Despite coming from a volleyball-and-football family, Mokiau gravitated to track and field at Kamehameha, where she was a two-time state champion in the shot put, and a key to the first girls team championship in the sport at her alma mater.
She first started attending volleyball matches regularly after graduating in 2009, often making the long drive from Waianae whenever she could convince friends to join her.
She became a season-ticket holder in 2019.
Now she and her friends are among the most visible fans in the arena, wearing rainbow-colored face paint, cheering loud and proud.
“We want to be the next generation of aunties,” she says.
They also hosted a postgame meal this year.

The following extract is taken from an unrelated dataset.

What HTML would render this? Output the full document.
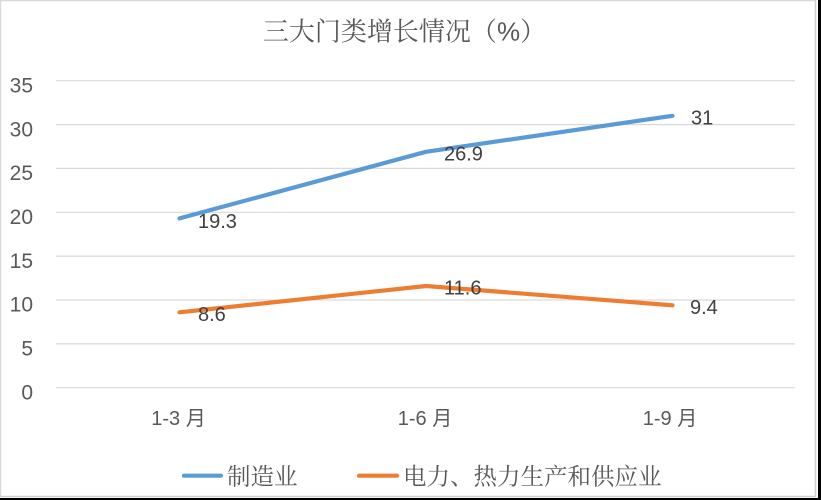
<!DOCTYPE html>
<html>
<head>
<meta charset="utf-8">
<style>
  html,body{margin:0;padding:0;background:#fff;}
  body{width:821px;height:500px;overflow:hidden;}
  svg{display:block;}
  .ax{font-family:"Liberation Sans","Noto Sans CJK SC",sans-serif;font-size:20px;fill:#595959;}
  .ay{font-family:"Liberation Sans","Noto Sans CJK SC",sans-serif;font-size:21px;fill:#595959;}
  .dl{font-family:"Liberation Sans","Noto Sans CJK SC",sans-serif;font-size:20px;fill:#404040;}
  .ttl{font-family:"Noto Serif CJK SC","Noto Sans CJK SC",serif;font-size:26px;fill:#595959;}
  .lg{font-family:"Noto Serif CJK SC","Noto Sans CJK SC",serif;font-size:23.5px;fill:#595959;}
</style>
</head>
<body>
<svg width="821" height="500" viewBox="0 0 821 500" xmlns="http://www.w3.org/2000/svg">
  <rect x="0" y="0" width="821" height="500" fill="#fff"/>
  <line x1="0.5" y1="0" x2="0.5" y2="497" stroke="#d9d9d9" stroke-width="1.5"/>
  <line x1="0" y1="0.5" x2="816" y2="0.5" stroke="#d9d9d9" stroke-width="1.5"/>
  <line x1="815.5" y1="0" x2="815.5" y2="497" stroke="#d0d0d0" stroke-width="1.5"/>
  <line x1="0" y1="496.5" x2="816" y2="496.5" stroke="#d0d0d0" stroke-width="1.5"/>
  <rect x="818" y="0" width="3" height="500" fill="#000"/>
  <rect x="0" y="498" width="821" height="2" fill="#000"/>

  <text class="ttl" x="404.5" y="40.5" text-anchor="middle">三大门类增长情况（<tspan font-family="Liberation Sans">%</tspan>）</text>

  <g stroke="#d9d9d9" stroke-width="1.2">
    <line x1="56" y1="80.7" x2="795" y2="80.7"/>
    <line x1="56" y1="124.6" x2="795" y2="124.6"/>
    <line x1="56" y1="168.4" x2="795" y2="168.4"/>
    <line x1="56" y1="212.3" x2="795" y2="212.3"/>
    <line x1="56" y1="256.1" x2="795" y2="256.1"/>
    <line x1="56" y1="300.0" x2="795" y2="300.0"/>
    <line x1="56" y1="343.9" x2="795" y2="343.9"/>
    <line x1="56" y1="387.7" x2="795" y2="387.7"/>
  </g>

  <g class="ay" text-anchor="end">
    <text x="33" y="92.5">35</text>
    <text x="33" y="136.3">30</text>
    <text x="33" y="180.1">25</text>
    <text x="33" y="224">20</text>
    <text x="33" y="267.8">15</text>
    <text x="33" y="311.7">10</text>
    <text x="33" y="355.6">5</text>
    <text x="33" y="399.4">0</text>
  </g>

  <g class="ax" text-anchor="middle">
    <text x="178.5" y="425">1-3 月</text>
    <text x="425" y="425">1-6 月</text>
    <text x="670" y="425">1-9 月</text>
  </g>

  <polyline points="179.5,218.4 426,151.8 672.5,115.8" fill="none" stroke="#5b9bd5" stroke-width="4.2" stroke-linecap="round" stroke-linejoin="round"/>
  <polyline points="179.5,312.3 426,286.0 672.5,305.3" fill="none" stroke="#ed7d31" stroke-width="4.2" stroke-linecap="round" stroke-linejoin="round"/>

  <g class="dl">
    <text x="198" y="227.8">19.3</text>
    <text x="444" y="160.5">26.9</text>
    <text x="691" y="124.3">31</text>
    <text x="198" y="321">8.6</text>
    <text x="444" y="294.3">11.6</text>
    <text x="690" y="314">9.4</text>
  </g>

  <line x1="184" y1="475.7" x2="221" y2="475.7" stroke="#5b9bd5" stroke-width="4.2" stroke-linecap="round"/>
  <text class="lg" x="227" y="484.5">制造业</text>
  <line x1="359" y1="475.7" x2="397" y2="475.7" stroke="#ed7d31" stroke-width="4.2" stroke-linecap="round"/>
  <text class="lg" x="403" y="484.5">电力、热力生产和供应业</text>
</svg>
</body>
</html>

“It was so much fun,” she says. “We’re going to do it twice next season.”
Namihira is the organizer, Mokiao the educator/entertainer.
That makes Dexter and Linda Liu the chefs of Namihira’s core group.
Dexter handles much of the cooking, and his fried rice is now world famous, thanks to the volleyball team.
“Cook the lup cheong first,” he says. “Get the oil out.”
He also includes char siu.
Linda laughs while describing how the meals have evolved into gatherings that include not just players, but parents visiting from thousands of miles away.
“We feed the parents when they come, too,” she says, “so they know what their kids are eating.”
Linda describes her husband as “an excellent cook,” but some would say her job is the most important: Linda makes the Spam musubi that are part of the snack pack when the players can’t eat a meal right after a match.
She echoes what Namihira says about the players’ gratitude. Asking any of these folks to name a favorite player is like asking a parent to name a favorite child.
“Doing this with Tammy, we’ve gotten to know them all. They’re all great guys,” Linda Liu says. “Doing this gives us an opportunity to know them a little bit better. You see how appreciative they are. That’s one of the things that keeps us doing this. The first thing they do, no matter how hungry they are, is they come behind the table and hug us. We realize the guys who don’t play in the matches are just as important as the starters. Without their commitment there is no team. They could be starters on other teams, but they stay here.”